I am a Prep School teacher in South West London and I have been asked to do a presentation on Digital Technology to Key Stage 2 (Year 3, 4, 5 & 6).
Having sat in numerous talks to children about the pros and cons, I always leave feeling that I have heard it all before. Some of the recurring themes/discussion points are:
Empower children to be a responsible ‘digital citizen’
Educate children to create a positive digital tattoo or footprint
Children must report online abuse to an adult
Be nice when communicating with others online
etc. etc. etc.
I feel that whilst much of the above is useful, it misses the mark when it comes to ensuring that children use digital technology in an ethical way, and ultimately, in a way that aligns with who they want to be and what they care about. Furthermore, how can we best encourage them to manage their time effectively?

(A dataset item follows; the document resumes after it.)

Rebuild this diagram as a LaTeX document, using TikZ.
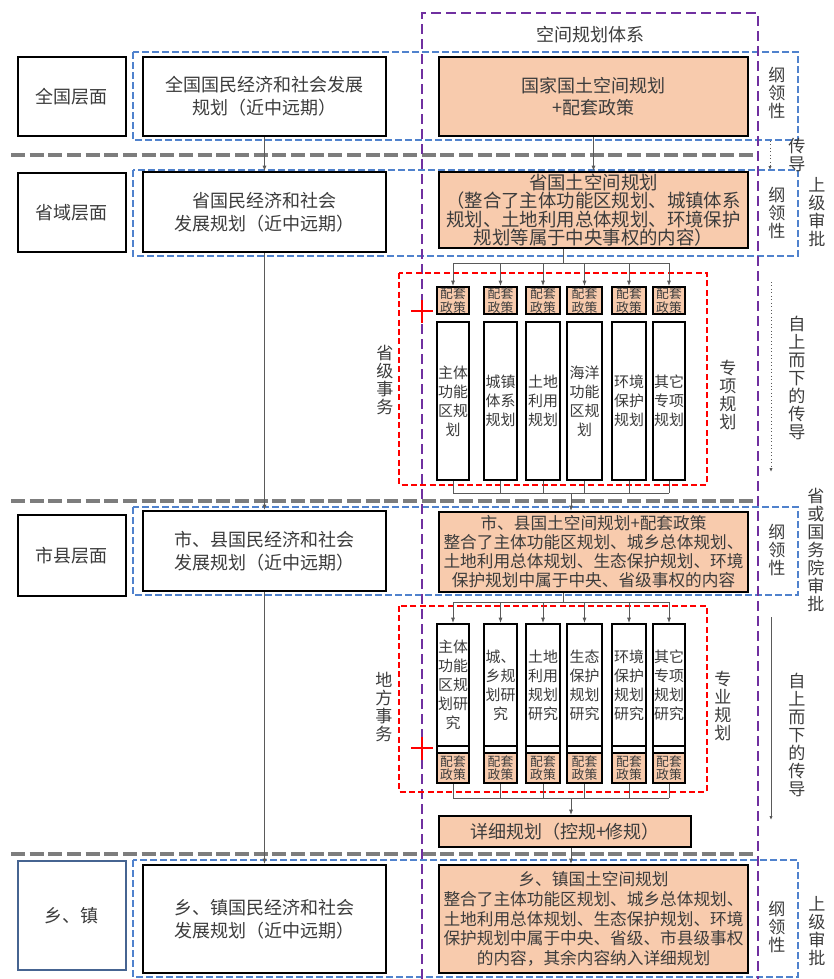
\documentclass[tikz,border=0pt]{standalone}
\usepackage{fontspec}
\setmainfont{Noto Sans CJK SC}
\usetikzlibrary{arrows.meta}
\definecolor{peach}{RGB}{248,203,173}
\definecolor{bluedash}{RGB}{80,130,205}
\definecolor{purp}{RGB}{112,48,160}
\definecolor{sepgray}{RGB}{125,125,125}
\definecolor{txt}{RGB}{60,60,60}
\definecolor{slate}{RGB}{70,100,145}
\definecolor{conncol}{RGB}{90,90,90}
\begin{document}
\begin{tikzpicture}[x=0.75pt,y=-0.75pt,
  every node/.style={text=txt, inner sep=0pt, align=center},
  rect/.style n args={4}{minimum width={(#3-#1)*0.75pt}, minimum height={(#4-#2)*0.75pt}, at={({(#1+#3)/2},{(#2+#4)/2})}},
  f18/.style={font=\fontsize{13.5}{17}\selectfont},
  box/.style={draw=black, line width=1.5pt, fill=white, f18},
  obox/.style={box, fill=peach},
  pol/.style={draw=black, line width=1.5pt, fill=peach, font=\fontsize{9.6}{10}\selectfont},
  tall/.style={draw=black, line width=1.5pt, fill=white, font=\fontsize{11.2}{14.3}\selectfont},
  vlab/.style={font=\fontsize{12.8}{13.4}\selectfont},
  bluebox/.style={draw=bluedash, line width=1.1pt, dash pattern=on 5pt off 2.5pt},
  sep/.style={draw=sepgray, line width=3pt, dash pattern=on 10.5pt off 3.5pt},
  purpline/.style={draw=purp, line width=1.5pt, dash pattern=on 7.5pt off 3.75pt},
  redbox/.style={draw=red, line width=1.2pt, dash pattern=on 4.5pt off 2.5pt},
  conn/.style={draw=conncol, line width=0.6pt},
  arr/.style={conn, -{Latex[length=4pt,width=3pt]}},
  redplus/.style={draw=red, line width=1.5pt},
]
\useasboundingbox (0,0) rectangle (833,979);

% background frames
\draw[bluebox] (133,52) rectangle (798,140);
\draw[bluebox] (133,170) rectangle (798,256);
\draw[bluebox] (133,507) rectangle (798,595);
\draw[bluebox] (133,860) rectangle (798,977);
\draw[sep] (11,155) -- (753,155);
\draw[sep] (11,501) -- (753,501);
\draw[sep] (11,854) -- (753,854);
\draw[purpline] (422,979) -- (422,13) -- (758,13) -- (758,979);
\draw[redbox] (399,273) rectangle (707,485);
\draw[redbox] (399,606) rectangle (707,792);

\node[f18] (title) at (590,35) {空间规划体系};

% level boxes
\node[box, rect={18}{57}{126}{136}] (L1) {全国层面};
\node[box, rect={18}{173}{126}{252}] (L2) {省域层面};
\node[box, rect={18}{515}{126}{596}] (L3) {市县层面};
\node[box, draw=slate, line width=1pt, rect={18}{861}{126}{970}] (L4) {乡、镇};

% economic plans
\node[box, rect={143}{57}{386}{136}] (E1) {全国国民经济和社会发展\\规划（近中远期）};
\node[box, rect={143}{172}{386}{252}] (E2) {省国民经济和社会\\发展规划（近中远期）};
\node[box, rect={143}{511}{386}{591}] (E3) {市、县国民经济和社会\\发展规划（近中远期）};
\node[box, rect={143}{865}{386}{973}] (E4) {乡、镇国民经济和社会\\发展规划（近中远期）};

% spatial plans
\node[obox, rect={439}{57}{748}{136}] (O1) {国家国土空间规划\\+配套政策};
\node[obox, rect={439}{172}{748}{248}, font=\fontsize{13.8}{13.8}\selectfont] (O2) {省国土空间规划\\（整合了主体功能区规划、城镇体系\\规划、土地利用总体规划、环境保护\\规划等属于中央事权的内容）};
\node[obox, rect={439}{512}{748}{592}, font=\fontsize{12.5}{14.3}\selectfont] (O3) {市、县国土空间规划+配套政策\\整合了主体功能区规划、城乡总体规划、\\土地利用总体规划、生态保护规划、环境\\保护规划中属于中央、省级事权的内容};
\node[obox, rect={439}{865}{748}{973}, font=\fontsize{12.5}{14.8}\selectfont] (O4) {乡、镇国土空间规划\\整合了主体功能区规划、城乡总体规划、\\土地利用总体规划、生态保护规划、环境\\保护规划中属于中央、省级、市县级事权\\的内容，其余内容纳入详细规划};
\node[obox, rect={439}{816}{691}{847}] (D) {详细规划（控规+修规）};

% province special plans
\foreach \i/\a/\b/\t in {1/437/469/{主体\\功能\\区规\\划},2/484/517/{城镇\\体系\\规划},3/526/560/{土地\\利用\\规划},4/567/602/{海洋\\功能\\区规\\划},5/612/646/{环境\\保护\\规划},6/653/685/{其它\\专项\\规划}}{
  \node[pol, rect={\a}{287}{\b}{314}] (P\i) {配套\\政策};
  \node[tall, rect={\a}{322}{\b}{480}] (T\i) {\t};
}

% local special plans
\foreach \i/\a/\b/\t in {1/437/469/{主体\\功能\\区规\\划研\\究},2/484/517/{城、\\乡规\\划研\\究},3/526/560/{土地\\利用\\规划\\研究},4/567/602/{生态\\保护\\规划\\研究},5/612/646/{环境\\保护\\规划\\研究},6/653/685/{其它\\专项\\规划\\研究}}{
  \node[tall, rect={\a}{624}{\b}{746}] (U\i) {\t};
  \node[tall, rect={\a}{746}{\b}{783}] (W\i) {};
  \node[pol, rect={\a}{753}{\b}{783}] (Q\i) {配套\\政策};
}

% connectors
\draw[arr] (E1.south) -- (E2.north);
\draw[arr] (E2.south) -- (E3.north);
\draw[arr] (E3.south) -- (E4.north);
\draw[arr] (O1.south) -- (O2.north);

\coordinate (j1) at (563,263);
\draw[conn] (O2.south -| j1) -- (j1);
\draw[conn] (j1 -| P1) -- (j1 -| P6);
\foreach \i in {1,...,6} \draw[arr] (j1 -| P\i) -- (P\i.north);

\coordinate (j2) at (571,493);
\foreach \i in {1,...,6} \draw[conn] (T\i.south) -- (T\i.south |- j2);
\draw[conn] (T1.south |- j2) -- (T6.south |- j2);
\draw[arr] (j2) -- (j2 |- O3.north);

\coordinate (j3) at (563,602);
\draw[conn] (O3.south -| j3) -- (j3);
\draw[conn] (j3 -| U1) -- (j3 -| U6);
\foreach \i in {1,...,6} \draw[arr] (j3 -| U\i) -- (U\i.north);

\coordinate (j4) at (571,798);
\foreach \i in {1,...,6} \draw[conn] (W\i.south) -- (W\i.south |- j4);
\draw[conn] (W1.south |- j4) -- (W6.south |- j4);
\draw[arr] (j4) -- (j4 |- D.north);
\draw[arr] (j4 |- D.south) -- (j4 |- O4.north);

% side arrows
\coordinate (s1a) at (770,141); \coordinate (s1b) at (770,170);
\draw[conn, dotted, -{Latex[length=3pt,width=2.5pt]}] (s1a) -- (s1b);
\coordinate (s2a) at (771,282); \coordinate (s2b) at (771,472);
\draw[conn, dotted, -{Latex[length=3pt,width=2.5pt]}] (s2a) -- (s2b);
\coordinate (s3a) at (771,617); \coordinate (s3b) at (771,820);
\draw[conn, -{Latex[length=3pt,width=2.5pt]}] (s3a) -- (s3b);

% red plus marks
\draw[redplus] (411,311) -- (433,311) (422,300) -- (422,323);
\draw[redplus] (411,748) -- (433,748) (422,737) -- (422,760);

% vertical labels
\node[vlab] (g1) at (777,93) {纲\\领\\性};
\node[vlab] (g2) at (777,213) {纲\\领\\性};
\node[vlab] (g3) at (777,550) {纲\\领\\性};
\node[vlab] (g4) at (777,927) {纲\\领\\性};
\node[vlab] (cd) at (797,155) {传\\导};
\node[vlab] (sp1) at (817,212) {上\\级\\审\\批};
\node[vlab] (sp2) at (817,931) {上\\级\\审\\批};
\node[vlab] (sp3) at (816,550) {省\\或\\国\\务\\院\\审\\批};
\node[vlab] (zs1) at (797,378) {自\\上\\而\\下\\的\\传\\导};
\node[vlab] (zs2) at (797,735) {自\\上\\而\\下\\的\\传\\导};
\node[vlab] (sj) at (385,380) {省\\级\\事\\务};
\node[vlab] (zx) at (728,395) {专\\项\\规\\划};
\node[vlab] (df) at (384,707) {地\\方\\事\\务};
\node[vlab] (zy) at (723,706) {专\\业\\规\\划};
\end{tikzpicture}
\end{document}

I often find that many children ‘talk the talk’, but when it comes down to it, many of them cannot say that the time spent on an iPad, iPhone etc. is ‘time well spent’.
Children need practical examples/application in order for a message to both resonate and stick with them. Many children in the age group I am talking to cannot wait until they receive their first mobile phone or iPad. It opens up a whole new world to them (Social media, games etc.) which they are so eager to immerse themselves in.
How do you think it would be best to get the message across? Any ideas and suggestions would be most welcome.
I wish you well in your discussion with the kids! In my work, I use acting and performance techniques to develop stronger communication and listening skills as well as focus and presence. This allows people to better connect with each other on a face-to-face level, as it is not effective if you have a screen in front of your face.
I would suggest trying out some theater/improvisation games that utilize communication and listening. This is a fun way to get the kids out of their seats and allow them to learn in a new way. 9 times out of 10, so long as the exercises are explained clearly, it is a lot of fun and the kids have a great time!
When all is said and done, make sure the kids internalize the experience of the exercises. And tell them to “remember this feeling.” Often times, these type of exercises allow students to open up, be somewhat vulnerable, and have fun and connect to one another. Perhaps stressing that they should remember this feeling and be sure not to lose this type of connection when engaged with technology can be useful?
This is a very outside-the- box- idea that can potentially be effective. If you would like more information or maybe even some ideas for exercises, feel free to shoot me a message!
Of course if you know me., I’d say do a skit on how to put the digital media down when finished. Have a parent participate and tell 3-4 kids tablet time is over now when the activity of finished- you can also have a family sit at a table and have everyone put away their devices away and play begin a board game after eating.
Make a chant or song about “time to put away our iPads” in USA we have a clean up song kids sing in preschool that lingers in ones head. If I lived closer I’d help for free!!
Sounds crazy but showing young children early there are limits is good!!
An afterthought here- somewhere it’s good to say too much is never good- to never pick a screen over a person to interact…
I’m don’t have experience in this area, but I wonder if it would be interesting to ask them things like, what do you feel like when adults just sit on their phones around you? Do you like it? Why not? If you were a grown up and had your own kid, would you want them to spend huge amounts of their day gaming or watching you tube, or would you want to take them to do cool stuff, hang out together etc… What sort of person do you want to be when you have a phone or device? Discussion and writing up ideas about that between some talks and games/other ways to learn … Just a thought…
Generating a discussion for this age group sounds like a great idea! Doing a skit will grab the most attention in the beginning- when kids that age get in a lecture setting (at least in America) they gloss over and some don’t understand the message)- so including some sort of game or entertainment like a skit will ensure the most amount of kids understand. If there a teacher that can collaborate with you about ways to introduce e the topic?
However I’ve never heard you talk- some people have that connection with kids naturally. In any event your going to the school and talking is so good- the parents and teachers will appreciate it.
This may or may not yet be part of the standard story, but… for impact you may tell the horror story of prolonged smartphone use: “Children, who of you would like to get a nice hunchback in a couple of years?”
I would also recommend incorporating some emotional intelligence into your presentation. The feedback some researchers are getting indicates that kids often feel burdened by technology and social media, but they can’t stop themselves from using it. So perhaps you could talk to them about different feelings, the importance of being able to name them AND recognize them in our bodies, and know what to do when we experience them. So that for example, if they have spent 20min on Instagram and are now noticing themselves becoming irritable, that will be their body and mind’s signal that it’s time to stop, and do something more enjoyable and stimulating instead.
As an extension of this, you could also emphasize just how important it is to keep a good balance between virtual socializing and live socializing with their friends.
Thanks you for your responses - such valuable insight and advice.
So I will be starting my presentation with two skits, one of a family completely engrossed in technology and the other a skit of a family playing a board game, but using one device (iPad) to look up a word they don’t understand. The idea is to get the children to understand that technology can be useful, but should not replace real human interaction. I will then be getting the children to comment on the skits and to give their opinions as to what they perceive are the pros and cons of each.